◆ **What is needed**:
Without the pictures, print each of the records below exactly as it appears.

-- BEGIN Recorded data --

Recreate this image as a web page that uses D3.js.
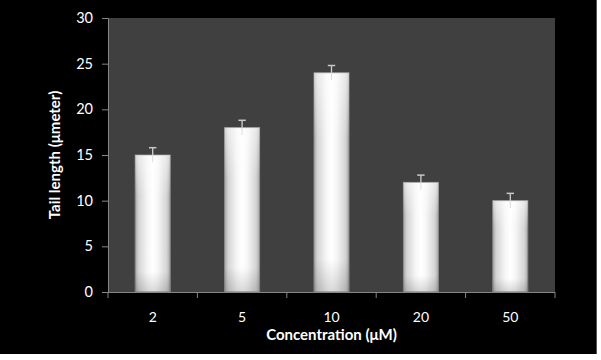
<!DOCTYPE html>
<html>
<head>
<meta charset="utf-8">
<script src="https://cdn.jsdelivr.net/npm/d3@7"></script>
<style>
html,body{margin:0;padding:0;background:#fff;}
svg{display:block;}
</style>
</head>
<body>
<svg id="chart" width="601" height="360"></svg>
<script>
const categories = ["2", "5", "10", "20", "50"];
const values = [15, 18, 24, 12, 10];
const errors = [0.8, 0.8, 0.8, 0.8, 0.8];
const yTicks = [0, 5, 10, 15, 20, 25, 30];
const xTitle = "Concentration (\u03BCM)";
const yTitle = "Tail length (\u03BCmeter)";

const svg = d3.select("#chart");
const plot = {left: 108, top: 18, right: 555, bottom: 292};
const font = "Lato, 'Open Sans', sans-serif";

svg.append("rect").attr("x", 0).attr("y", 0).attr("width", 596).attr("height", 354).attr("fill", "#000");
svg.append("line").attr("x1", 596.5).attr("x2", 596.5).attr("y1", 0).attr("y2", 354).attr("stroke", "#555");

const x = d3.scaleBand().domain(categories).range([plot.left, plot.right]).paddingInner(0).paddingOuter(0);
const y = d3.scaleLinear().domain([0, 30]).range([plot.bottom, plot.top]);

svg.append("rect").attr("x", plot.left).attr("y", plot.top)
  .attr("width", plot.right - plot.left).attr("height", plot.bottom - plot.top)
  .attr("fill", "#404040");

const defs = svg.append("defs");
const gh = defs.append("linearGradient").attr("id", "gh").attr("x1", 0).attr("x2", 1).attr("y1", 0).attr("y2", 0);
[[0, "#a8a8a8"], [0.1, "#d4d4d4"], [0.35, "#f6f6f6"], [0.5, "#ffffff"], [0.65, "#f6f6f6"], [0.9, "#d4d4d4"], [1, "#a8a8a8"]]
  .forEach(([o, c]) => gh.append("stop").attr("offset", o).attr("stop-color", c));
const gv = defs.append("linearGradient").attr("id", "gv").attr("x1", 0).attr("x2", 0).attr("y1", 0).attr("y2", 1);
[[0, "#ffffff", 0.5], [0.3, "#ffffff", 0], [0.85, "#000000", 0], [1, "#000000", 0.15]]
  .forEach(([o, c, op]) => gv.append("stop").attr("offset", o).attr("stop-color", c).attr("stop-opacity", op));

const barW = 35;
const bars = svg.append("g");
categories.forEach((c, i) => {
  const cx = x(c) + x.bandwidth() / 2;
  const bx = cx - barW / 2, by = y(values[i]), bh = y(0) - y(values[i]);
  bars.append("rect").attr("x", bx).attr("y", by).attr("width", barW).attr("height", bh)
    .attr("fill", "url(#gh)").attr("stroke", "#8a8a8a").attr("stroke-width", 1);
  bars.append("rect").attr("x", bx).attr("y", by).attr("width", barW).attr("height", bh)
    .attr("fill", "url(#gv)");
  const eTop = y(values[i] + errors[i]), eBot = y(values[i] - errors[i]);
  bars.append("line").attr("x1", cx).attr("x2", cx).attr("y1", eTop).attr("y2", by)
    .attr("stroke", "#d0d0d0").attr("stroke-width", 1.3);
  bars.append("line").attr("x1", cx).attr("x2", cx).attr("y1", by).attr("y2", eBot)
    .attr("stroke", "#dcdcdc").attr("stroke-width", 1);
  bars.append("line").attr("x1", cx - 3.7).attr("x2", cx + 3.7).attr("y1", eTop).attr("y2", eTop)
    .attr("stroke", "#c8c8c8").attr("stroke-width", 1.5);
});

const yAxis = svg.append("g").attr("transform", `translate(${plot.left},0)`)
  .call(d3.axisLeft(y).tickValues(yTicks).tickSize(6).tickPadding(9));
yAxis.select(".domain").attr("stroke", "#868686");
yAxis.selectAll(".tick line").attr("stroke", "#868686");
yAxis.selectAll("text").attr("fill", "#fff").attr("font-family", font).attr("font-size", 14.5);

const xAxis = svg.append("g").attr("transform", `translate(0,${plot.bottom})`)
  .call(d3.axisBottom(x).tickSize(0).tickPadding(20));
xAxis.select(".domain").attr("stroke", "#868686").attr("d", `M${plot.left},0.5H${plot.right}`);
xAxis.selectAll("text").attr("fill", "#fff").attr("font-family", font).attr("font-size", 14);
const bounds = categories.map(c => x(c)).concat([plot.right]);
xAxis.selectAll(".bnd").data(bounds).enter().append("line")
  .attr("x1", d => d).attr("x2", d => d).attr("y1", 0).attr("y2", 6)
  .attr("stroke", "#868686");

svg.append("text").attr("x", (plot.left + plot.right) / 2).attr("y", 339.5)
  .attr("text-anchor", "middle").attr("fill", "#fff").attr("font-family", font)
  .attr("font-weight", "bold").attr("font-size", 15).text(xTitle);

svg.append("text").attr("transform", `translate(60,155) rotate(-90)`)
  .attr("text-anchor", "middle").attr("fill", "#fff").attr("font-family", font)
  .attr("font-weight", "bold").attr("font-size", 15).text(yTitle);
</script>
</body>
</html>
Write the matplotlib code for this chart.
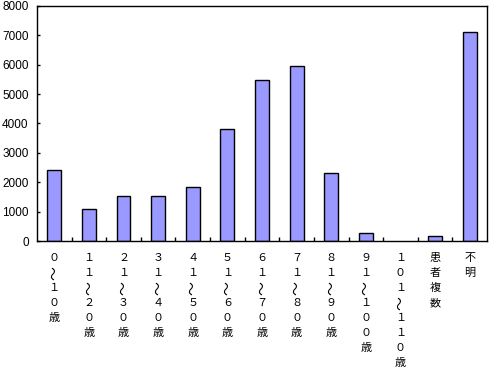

-- END Recorded data --

◆ **Reply**:
Recreate this image as a web page that uses D3.js.
<!DOCTYPE html>
<html>
<head>
<meta charset="utf-8">
<script src="https://cdn.jsdelivr.net/npm/d3@7"></script>
<style>
html,body{margin:0;padding:0;background:#fff;}
svg{display:block;}
</style>
</head>
<body>
<svg id="chart" width="601" height="360"></svg>
<script>
const categories = ["2", "5", "10", "20", "50"];
const values = [15, 18, 24, 12, 10];
const errors = [0.8, 0.8, 0.8, 0.8, 0.8];
const yTicks = [0, 5, 10, 15, 20, 25, 30];
const xTitle = "Concentration (\u03BCM)";
const yTitle = "Tail length (\u03BCmeter)";

const svg = d3.select("#chart");
const plot = {left: 108, top: 18, right: 555, bottom: 292};
const font = "Lato, 'Open Sans', sans-serif";

svg.append("rect").attr("x", 0).attr("y", 0).attr("width", 596).attr("height", 354).attr("fill", "#000");
svg.append("line").attr("x1", 596.5).attr("x2", 596.5).attr("y1", 0).attr("y2", 354).attr("stroke", "#555");

const x = d3.scaleBand().domain(categories).range([plot.left, plot.right]).paddingInner(0).paddingOuter(0);
const y = d3.scaleLinear().domain([0, 30]).range([plot.bottom, plot.top]);

svg.append("rect").attr("x", plot.left).attr("y", plot.top)
  .attr("width", plot.right - plot.left).attr("height", plot.bottom - plot.top)
  .attr("fill", "#404040");

const defs = svg.append("defs");
const gh = defs.append("linearGradient").attr("id", "gh").attr("x1", 0).attr("x2", 1).attr("y1", 0).attr("y2", 0);
[[0, "#a8a8a8"], [0.1, "#d4d4d4"], [0.35, "#f6f6f6"], [0.5, "#ffffff"], [0.65, "#f6f6f6"], [0.9, "#d4d4d4"], [1, "#a8a8a8"]]
  .forEach(([o, c]) => gh.append("stop").attr("offset", o).attr("stop-color", c));
const gv = defs.append("linearGradient").attr("id", "gv").attr("x1", 0).attr("x2", 0).attr("y1", 0).attr("y2", 1);
[[0, "#ffffff", 0.5], [0.3, "#ffffff", 0], [0.85, "#000000", 0], [1, "#000000", 0.15]]
  .forEach(([o, c, op]) => gv.append("stop").attr("offset", o).attr("stop-color", c).attr("stop-opacity", op));

const barW = 35;
const bars = svg.append("g");
categories.forEach((c, i) => {
  const cx = x(c) + x.bandwidth() / 2;
  const bx = cx - barW / 2, by = y(values[i]), bh = y(0) - y(values[i]);
  bars.append("rect").attr("x", bx).attr("y", by).attr("width", barW).attr("height", bh)
    .attr("fill", "url(#gh)").attr("stroke", "#8a8a8a").attr("stroke-width", 1);
  bars.append("rect").attr("x", bx).attr("y", by).attr("width", barW).attr("height", bh)
    .attr("fill", "url(#gv)");
  const eTop = y(values[i] + errors[i]), eBot = y(values[i] - errors[i]);
  bars.append("line").attr("x1", cx).attr("x2", cx).attr("y1", eTop).attr("y2", by)
    .attr("stroke", "#d0d0d0").attr("stroke-width", 1.3);
  bars.append("line").attr("x1", cx).attr("x2", cx).attr("y1", by).attr("y2", eBot)
    .attr("stroke", "#dcdcdc").attr("stroke-width", 1);
  bars.append("line").attr("x1", cx - 3.7).attr("x2", cx + 3.7).attr("y1", eTop).attr("y2", eTop)
    .attr("stroke", "#c8c8c8").attr("stroke-width", 1.5);
});

const yAxis = svg.append("g").attr("transform", `translate(${plot.left},0)`)
  .call(d3.axisLeft(y).tickValues(yTicks).tickSize(6).tickPadding(9));
yAxis.select(".domain").attr("stroke", "#868686");
yAxis.selectAll(".tick line").attr("stroke", "#868686");
yAxis.selectAll("text").attr("fill", "#fff").attr("font-family", font).attr("font-size", 14.5);

const xAxis = svg.append("g").attr("transform", `translate(0,${plot.bottom})`)
  .call(d3.axisBottom(x).tickSize(0).tickPadding(20));
xAxis.select(".domain").attr("stroke", "#868686").attr("d", `M${plot.left},0.5H${plot.right}`);
xAxis.selectAll("text").attr("fill", "#fff").attr("font-family", font).attr("font-size", 14);
const bounds = categories.map(c => x(c)).concat([plot.right]);
xAxis.selectAll(".bnd").data(bounds).enter().append("line")
  .attr("x1", d => d).attr("x2", d => d).attr("y1", 0).attr("y2", 6)
  .attr("stroke", "#868686");

svg.append("text").attr("x", (plot.left + plot.right) / 2).attr("y", 339.5)
  .attr("text-anchor", "middle").attr("fill", "#fff").attr("font-family", font)
  .attr("font-weight", "bold").attr("font-size", 15).text(xTitle);

svg.append("text").attr("transform", `translate(60,155) rotate(-90)`)
  .attr("text-anchor", "middle").attr("fill", "#fff").attr("font-family", font)
  .attr("font-weight", "bold").attr("font-size", 15).text(yTitle);
</script>
</body>
</html>
Write the matplotlib code for this chart.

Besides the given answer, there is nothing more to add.